-------- Provided data --------
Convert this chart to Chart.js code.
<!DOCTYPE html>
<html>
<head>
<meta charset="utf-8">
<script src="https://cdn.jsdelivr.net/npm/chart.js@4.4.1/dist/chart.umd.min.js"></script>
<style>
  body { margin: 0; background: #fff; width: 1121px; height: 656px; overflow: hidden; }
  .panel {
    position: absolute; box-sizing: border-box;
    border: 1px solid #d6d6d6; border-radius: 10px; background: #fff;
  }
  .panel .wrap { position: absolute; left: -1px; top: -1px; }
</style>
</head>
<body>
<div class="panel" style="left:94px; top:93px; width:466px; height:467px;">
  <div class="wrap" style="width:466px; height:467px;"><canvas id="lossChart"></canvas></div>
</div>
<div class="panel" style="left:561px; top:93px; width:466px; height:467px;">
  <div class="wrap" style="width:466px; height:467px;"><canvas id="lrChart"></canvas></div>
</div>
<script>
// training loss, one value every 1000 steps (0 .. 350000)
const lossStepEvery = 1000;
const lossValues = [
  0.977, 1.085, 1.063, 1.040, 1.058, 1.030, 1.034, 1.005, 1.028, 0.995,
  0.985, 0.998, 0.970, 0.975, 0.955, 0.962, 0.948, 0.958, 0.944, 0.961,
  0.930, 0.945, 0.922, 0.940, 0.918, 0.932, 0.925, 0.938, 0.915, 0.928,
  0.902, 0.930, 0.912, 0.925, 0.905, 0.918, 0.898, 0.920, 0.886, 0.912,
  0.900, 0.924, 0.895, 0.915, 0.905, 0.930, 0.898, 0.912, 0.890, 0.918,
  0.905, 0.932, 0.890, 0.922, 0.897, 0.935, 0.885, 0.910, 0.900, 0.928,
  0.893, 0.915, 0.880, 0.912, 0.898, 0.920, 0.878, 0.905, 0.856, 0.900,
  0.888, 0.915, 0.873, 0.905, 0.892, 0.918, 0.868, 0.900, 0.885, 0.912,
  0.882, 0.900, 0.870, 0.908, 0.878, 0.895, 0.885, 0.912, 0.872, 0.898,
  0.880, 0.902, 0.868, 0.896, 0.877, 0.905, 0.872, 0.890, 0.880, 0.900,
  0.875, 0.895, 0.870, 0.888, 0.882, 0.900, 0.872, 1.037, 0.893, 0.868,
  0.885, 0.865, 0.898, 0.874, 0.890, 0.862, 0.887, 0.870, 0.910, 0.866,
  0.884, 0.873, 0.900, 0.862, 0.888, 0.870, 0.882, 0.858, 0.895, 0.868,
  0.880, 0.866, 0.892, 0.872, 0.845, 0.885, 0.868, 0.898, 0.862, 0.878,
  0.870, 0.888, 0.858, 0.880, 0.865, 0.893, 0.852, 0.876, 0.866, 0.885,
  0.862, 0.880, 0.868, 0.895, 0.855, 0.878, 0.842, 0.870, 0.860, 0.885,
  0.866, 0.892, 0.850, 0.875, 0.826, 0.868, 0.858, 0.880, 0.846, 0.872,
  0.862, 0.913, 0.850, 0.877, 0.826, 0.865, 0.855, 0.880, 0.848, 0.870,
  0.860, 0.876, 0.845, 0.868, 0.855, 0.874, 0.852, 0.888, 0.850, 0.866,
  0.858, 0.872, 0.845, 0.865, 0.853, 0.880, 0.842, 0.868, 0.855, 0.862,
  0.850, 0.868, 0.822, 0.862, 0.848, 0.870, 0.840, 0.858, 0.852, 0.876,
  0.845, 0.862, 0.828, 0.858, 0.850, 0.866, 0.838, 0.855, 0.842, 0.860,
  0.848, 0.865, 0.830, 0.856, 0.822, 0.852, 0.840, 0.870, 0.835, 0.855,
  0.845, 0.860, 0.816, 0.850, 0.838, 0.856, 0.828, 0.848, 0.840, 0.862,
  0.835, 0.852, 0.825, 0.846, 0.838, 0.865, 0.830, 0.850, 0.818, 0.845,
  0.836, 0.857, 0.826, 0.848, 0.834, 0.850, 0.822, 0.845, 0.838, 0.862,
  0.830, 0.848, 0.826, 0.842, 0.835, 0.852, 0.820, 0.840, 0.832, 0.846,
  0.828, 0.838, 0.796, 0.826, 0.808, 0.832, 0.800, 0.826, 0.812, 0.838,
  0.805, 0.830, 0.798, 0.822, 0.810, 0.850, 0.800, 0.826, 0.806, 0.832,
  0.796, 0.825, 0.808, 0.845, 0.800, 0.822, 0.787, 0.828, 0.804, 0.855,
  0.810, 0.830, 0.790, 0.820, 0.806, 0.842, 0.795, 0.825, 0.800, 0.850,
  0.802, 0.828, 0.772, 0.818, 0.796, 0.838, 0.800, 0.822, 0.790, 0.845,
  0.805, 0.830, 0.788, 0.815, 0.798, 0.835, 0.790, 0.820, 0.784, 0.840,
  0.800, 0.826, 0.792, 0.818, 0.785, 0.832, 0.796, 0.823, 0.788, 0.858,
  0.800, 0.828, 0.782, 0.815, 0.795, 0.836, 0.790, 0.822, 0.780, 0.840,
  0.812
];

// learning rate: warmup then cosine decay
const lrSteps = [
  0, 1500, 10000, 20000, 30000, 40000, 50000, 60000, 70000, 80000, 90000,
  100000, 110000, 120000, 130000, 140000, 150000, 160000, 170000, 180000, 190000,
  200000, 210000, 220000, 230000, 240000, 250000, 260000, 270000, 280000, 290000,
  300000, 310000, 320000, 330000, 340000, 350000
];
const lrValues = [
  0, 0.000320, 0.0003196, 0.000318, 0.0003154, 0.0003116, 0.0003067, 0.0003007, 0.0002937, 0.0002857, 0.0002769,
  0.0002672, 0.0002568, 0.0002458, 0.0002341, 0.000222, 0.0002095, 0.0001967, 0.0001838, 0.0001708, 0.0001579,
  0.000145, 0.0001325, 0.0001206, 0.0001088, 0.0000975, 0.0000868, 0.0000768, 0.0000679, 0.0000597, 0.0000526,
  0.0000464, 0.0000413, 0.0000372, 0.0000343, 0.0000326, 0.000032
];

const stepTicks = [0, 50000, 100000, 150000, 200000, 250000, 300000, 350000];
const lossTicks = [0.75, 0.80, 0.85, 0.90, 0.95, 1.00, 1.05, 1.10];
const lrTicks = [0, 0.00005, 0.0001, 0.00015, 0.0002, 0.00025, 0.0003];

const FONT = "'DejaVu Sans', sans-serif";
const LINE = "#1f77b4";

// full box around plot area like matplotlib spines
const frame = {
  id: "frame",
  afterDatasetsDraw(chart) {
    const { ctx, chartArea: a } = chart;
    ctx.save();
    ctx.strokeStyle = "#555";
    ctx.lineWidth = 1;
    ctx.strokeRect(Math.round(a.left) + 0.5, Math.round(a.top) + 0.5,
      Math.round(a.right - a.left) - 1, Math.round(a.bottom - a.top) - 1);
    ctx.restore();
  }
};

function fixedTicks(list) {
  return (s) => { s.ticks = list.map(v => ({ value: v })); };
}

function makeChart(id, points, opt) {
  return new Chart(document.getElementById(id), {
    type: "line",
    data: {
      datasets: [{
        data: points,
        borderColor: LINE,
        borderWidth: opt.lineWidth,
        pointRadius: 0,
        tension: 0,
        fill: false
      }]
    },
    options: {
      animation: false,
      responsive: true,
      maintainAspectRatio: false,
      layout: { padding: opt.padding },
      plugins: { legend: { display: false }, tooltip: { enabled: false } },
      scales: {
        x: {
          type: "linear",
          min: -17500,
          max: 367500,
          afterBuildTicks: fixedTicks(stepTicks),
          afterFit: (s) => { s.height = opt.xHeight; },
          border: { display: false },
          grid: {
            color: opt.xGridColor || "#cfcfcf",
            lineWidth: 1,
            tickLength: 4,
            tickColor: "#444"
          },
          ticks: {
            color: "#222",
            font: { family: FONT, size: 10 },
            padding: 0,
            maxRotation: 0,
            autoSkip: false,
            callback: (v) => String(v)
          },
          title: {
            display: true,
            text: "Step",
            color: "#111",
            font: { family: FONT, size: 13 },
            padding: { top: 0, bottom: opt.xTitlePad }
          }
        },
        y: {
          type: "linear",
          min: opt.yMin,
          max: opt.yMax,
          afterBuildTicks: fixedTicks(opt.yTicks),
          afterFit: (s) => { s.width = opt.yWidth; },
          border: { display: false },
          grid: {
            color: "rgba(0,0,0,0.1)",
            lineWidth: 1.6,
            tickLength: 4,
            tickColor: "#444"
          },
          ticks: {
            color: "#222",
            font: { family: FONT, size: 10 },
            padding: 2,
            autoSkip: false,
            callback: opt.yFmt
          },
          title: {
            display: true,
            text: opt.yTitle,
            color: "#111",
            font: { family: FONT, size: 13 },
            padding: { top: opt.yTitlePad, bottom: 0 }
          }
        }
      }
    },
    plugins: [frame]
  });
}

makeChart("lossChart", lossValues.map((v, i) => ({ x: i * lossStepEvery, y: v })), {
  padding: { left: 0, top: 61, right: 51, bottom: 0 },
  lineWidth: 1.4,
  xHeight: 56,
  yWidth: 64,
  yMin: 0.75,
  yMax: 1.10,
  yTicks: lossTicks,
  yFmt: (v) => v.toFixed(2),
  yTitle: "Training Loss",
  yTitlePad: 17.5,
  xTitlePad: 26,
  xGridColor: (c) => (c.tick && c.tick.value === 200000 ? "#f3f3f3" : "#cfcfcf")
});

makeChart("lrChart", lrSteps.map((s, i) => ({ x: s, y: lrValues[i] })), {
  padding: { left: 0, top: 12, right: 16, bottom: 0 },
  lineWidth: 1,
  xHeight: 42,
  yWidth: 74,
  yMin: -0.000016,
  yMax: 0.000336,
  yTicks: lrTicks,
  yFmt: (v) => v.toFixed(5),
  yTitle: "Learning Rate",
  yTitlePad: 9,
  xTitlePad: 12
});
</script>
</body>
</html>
--------
-------- Provided data --------
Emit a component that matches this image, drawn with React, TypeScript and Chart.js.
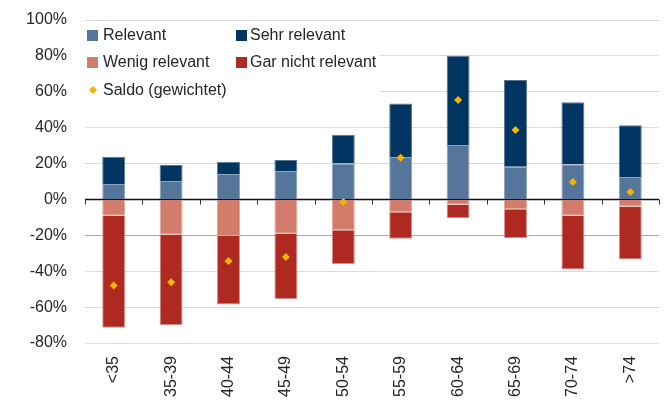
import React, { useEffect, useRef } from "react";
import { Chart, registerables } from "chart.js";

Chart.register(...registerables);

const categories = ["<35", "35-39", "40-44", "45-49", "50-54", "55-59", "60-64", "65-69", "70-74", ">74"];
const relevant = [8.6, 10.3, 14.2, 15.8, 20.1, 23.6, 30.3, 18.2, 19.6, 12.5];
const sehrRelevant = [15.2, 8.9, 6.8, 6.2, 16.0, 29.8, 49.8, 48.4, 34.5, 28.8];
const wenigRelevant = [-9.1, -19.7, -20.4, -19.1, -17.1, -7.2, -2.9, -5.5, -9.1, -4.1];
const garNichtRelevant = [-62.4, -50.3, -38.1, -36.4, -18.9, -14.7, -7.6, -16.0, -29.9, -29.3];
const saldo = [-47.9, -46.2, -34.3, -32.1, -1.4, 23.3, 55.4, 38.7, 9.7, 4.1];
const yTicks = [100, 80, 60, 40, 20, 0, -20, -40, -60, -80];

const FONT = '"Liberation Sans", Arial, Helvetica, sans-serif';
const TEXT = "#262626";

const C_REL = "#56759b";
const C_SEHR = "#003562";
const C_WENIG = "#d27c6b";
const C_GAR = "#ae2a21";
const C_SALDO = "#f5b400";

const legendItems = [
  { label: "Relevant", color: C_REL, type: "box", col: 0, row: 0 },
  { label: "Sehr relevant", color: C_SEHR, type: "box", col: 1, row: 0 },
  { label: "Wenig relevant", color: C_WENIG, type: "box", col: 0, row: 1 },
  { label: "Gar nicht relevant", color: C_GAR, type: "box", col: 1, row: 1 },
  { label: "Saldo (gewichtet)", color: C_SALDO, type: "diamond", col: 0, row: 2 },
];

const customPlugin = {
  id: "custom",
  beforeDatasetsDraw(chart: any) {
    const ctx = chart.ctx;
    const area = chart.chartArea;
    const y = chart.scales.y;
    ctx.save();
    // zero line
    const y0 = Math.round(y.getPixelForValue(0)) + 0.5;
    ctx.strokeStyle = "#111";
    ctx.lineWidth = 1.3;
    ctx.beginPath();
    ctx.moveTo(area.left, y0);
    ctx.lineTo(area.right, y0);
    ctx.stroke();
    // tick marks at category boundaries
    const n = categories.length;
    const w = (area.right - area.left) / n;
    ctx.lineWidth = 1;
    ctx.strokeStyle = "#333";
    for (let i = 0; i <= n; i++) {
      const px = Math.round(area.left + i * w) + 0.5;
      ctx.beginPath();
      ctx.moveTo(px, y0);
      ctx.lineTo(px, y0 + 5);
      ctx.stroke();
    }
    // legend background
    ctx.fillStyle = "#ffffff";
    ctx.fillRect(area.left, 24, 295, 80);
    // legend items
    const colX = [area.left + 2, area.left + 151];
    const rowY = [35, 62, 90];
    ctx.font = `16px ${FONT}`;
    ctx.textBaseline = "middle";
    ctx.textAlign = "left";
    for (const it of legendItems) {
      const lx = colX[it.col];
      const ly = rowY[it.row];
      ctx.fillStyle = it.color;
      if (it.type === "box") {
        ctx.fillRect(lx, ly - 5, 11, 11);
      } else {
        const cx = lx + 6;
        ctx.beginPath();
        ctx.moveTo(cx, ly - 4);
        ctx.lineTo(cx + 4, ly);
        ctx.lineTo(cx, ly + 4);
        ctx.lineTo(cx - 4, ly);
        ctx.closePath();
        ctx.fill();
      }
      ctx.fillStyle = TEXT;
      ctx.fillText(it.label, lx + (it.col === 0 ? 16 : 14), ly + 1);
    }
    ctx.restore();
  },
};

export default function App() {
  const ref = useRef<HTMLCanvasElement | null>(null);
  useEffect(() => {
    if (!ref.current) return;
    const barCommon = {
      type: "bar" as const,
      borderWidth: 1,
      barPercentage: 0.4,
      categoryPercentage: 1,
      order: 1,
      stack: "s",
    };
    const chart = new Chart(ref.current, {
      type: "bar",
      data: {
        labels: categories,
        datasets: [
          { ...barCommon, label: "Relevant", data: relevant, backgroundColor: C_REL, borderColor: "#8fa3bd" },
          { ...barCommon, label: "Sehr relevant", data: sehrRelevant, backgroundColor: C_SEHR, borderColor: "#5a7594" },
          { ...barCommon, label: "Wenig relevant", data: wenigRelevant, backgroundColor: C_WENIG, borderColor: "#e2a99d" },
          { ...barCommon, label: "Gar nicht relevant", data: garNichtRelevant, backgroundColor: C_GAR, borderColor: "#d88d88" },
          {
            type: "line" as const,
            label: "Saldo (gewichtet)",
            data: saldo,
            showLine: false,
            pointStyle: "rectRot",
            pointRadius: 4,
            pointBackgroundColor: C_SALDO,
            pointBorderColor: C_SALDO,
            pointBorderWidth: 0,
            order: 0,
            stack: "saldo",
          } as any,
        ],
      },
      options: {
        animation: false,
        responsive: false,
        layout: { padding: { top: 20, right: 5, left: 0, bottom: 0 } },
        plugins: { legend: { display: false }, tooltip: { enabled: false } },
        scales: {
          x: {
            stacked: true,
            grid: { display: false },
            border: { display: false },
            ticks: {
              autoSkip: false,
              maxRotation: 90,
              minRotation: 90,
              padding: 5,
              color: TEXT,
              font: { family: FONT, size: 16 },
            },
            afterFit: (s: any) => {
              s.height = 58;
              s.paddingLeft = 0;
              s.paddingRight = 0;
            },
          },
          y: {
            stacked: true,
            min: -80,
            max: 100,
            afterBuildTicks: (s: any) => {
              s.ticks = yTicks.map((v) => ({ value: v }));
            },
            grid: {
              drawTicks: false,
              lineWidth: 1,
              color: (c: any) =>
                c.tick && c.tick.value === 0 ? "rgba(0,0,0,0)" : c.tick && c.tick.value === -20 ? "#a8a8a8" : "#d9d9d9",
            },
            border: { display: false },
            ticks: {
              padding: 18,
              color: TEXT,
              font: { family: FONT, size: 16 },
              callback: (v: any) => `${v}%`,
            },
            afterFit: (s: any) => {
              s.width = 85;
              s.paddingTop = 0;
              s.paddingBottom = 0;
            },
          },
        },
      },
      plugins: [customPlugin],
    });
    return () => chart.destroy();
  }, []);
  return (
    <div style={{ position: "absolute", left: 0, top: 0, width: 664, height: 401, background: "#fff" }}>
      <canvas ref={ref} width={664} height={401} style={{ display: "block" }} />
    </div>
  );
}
--------
● **Requirement**
State how many lines include the string "React", and nothing more.

● **Solution to this task**
2